Teachers pay attention to teachable moments, those moments when conflict arises, someone makes a mistake, someone demonstrates grace under fire, someone recognizes a paradox or spots an opportunity. When you work with children, you spend your day noticing such moments; you seek them out because they are how the world supports your work. Sam trips, and the response of his classmates shows their capacity for and skill at caring. Susan and Sally both want the same seat, and their next actions show their competence with problem solving and compromise. Stan makes a mistake at the board, and the teacher’s response shows her skill at making things safe and clarifying the problem, so Stan can find his mistake and learn from it. Teachers are sensitive to the manifold opportunities for teaching in the moment.
As a school leader, I also seek to discover the teachable moment, with students, of course, but also with teachers and parents. In these moments, we may all grow. When I meet with eighth grade students at Leadership Council (all students are welcome, but each must write a letter to me nominating himself or herself and giving evidence of his or her leadership potential), I listen to their description of their experiences at school. I tell them that I do not live in their daily lives, exactly – they are living in ‘kid world’ – but in my own, parallel adult world, and that I need them to tell me what it is like to be one of them. If they trust me enough, they will tell me where their problems are: when homework is overwhelming, when teacher communication feels unclear or unkind, when a student is trying to gain power by being unkind to others, even when the lunch line isn’t working efficiently. These are all teachable moments, and together, we move from identifying them to figuring out what we can learn from them, what the students can change in the world and what they can change in themselves.
Eighth grade students at James River also have opportunities to serve as tutors and mentors to younger students, simply by wanting to do so and being willing to give up some of their study time before or after school, or during study hall. They go to work with Kindergarten, first, second, third, or fourth graders who might need homework coaching, buddy reading, notebook organization, study skills, and they pass along what they have learned from their teachers and peers. They find teachable moments with the younger children and share their wisdom.
All students in grades five-eight belong to small, multi-age group advisories, which meet every day after lunch for study hall. Older students set the example for younger students in organization, homework completion, studying for tests and quizzes, and time management. They remember what it was like to be younger. They remember struggling to learn how to keep up with something or how challenging it was to learn how to take notes, and they share their experience with the younger children, taking the moment when the child is really ready to change something in his or her behavior, and then guiding him or her toward success.
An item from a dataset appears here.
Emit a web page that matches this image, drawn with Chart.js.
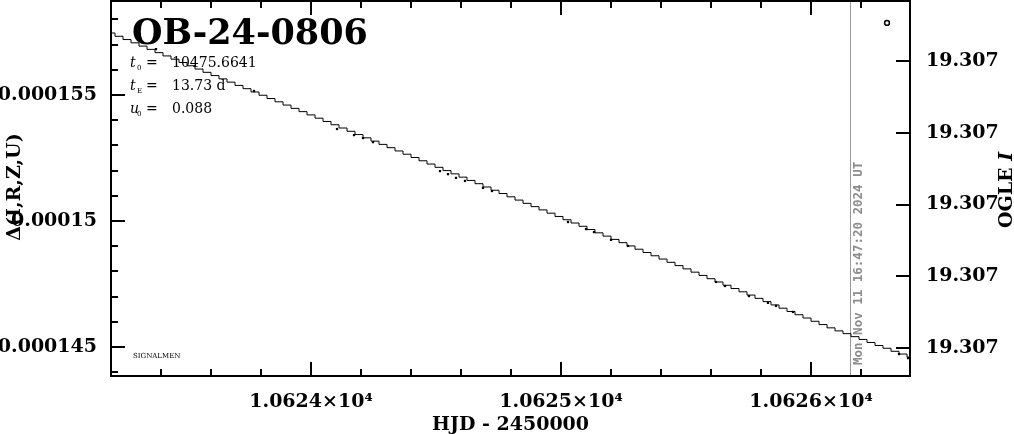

I believe in school as a learning community, where each of us has myriad opportunities to gain knowledge about ourselves and the world around us, every single day. When I speak with students, teachers and parents, I am listening for their deepest selves: what they fear, what they wish, what satisfies them, and then I am looking for that teachable moment when my listening and reflecting can help them learn how to move forward. The teachable moment can be painful and powerful, but at heart, it is joyous because it is about fulfilling potential in the present.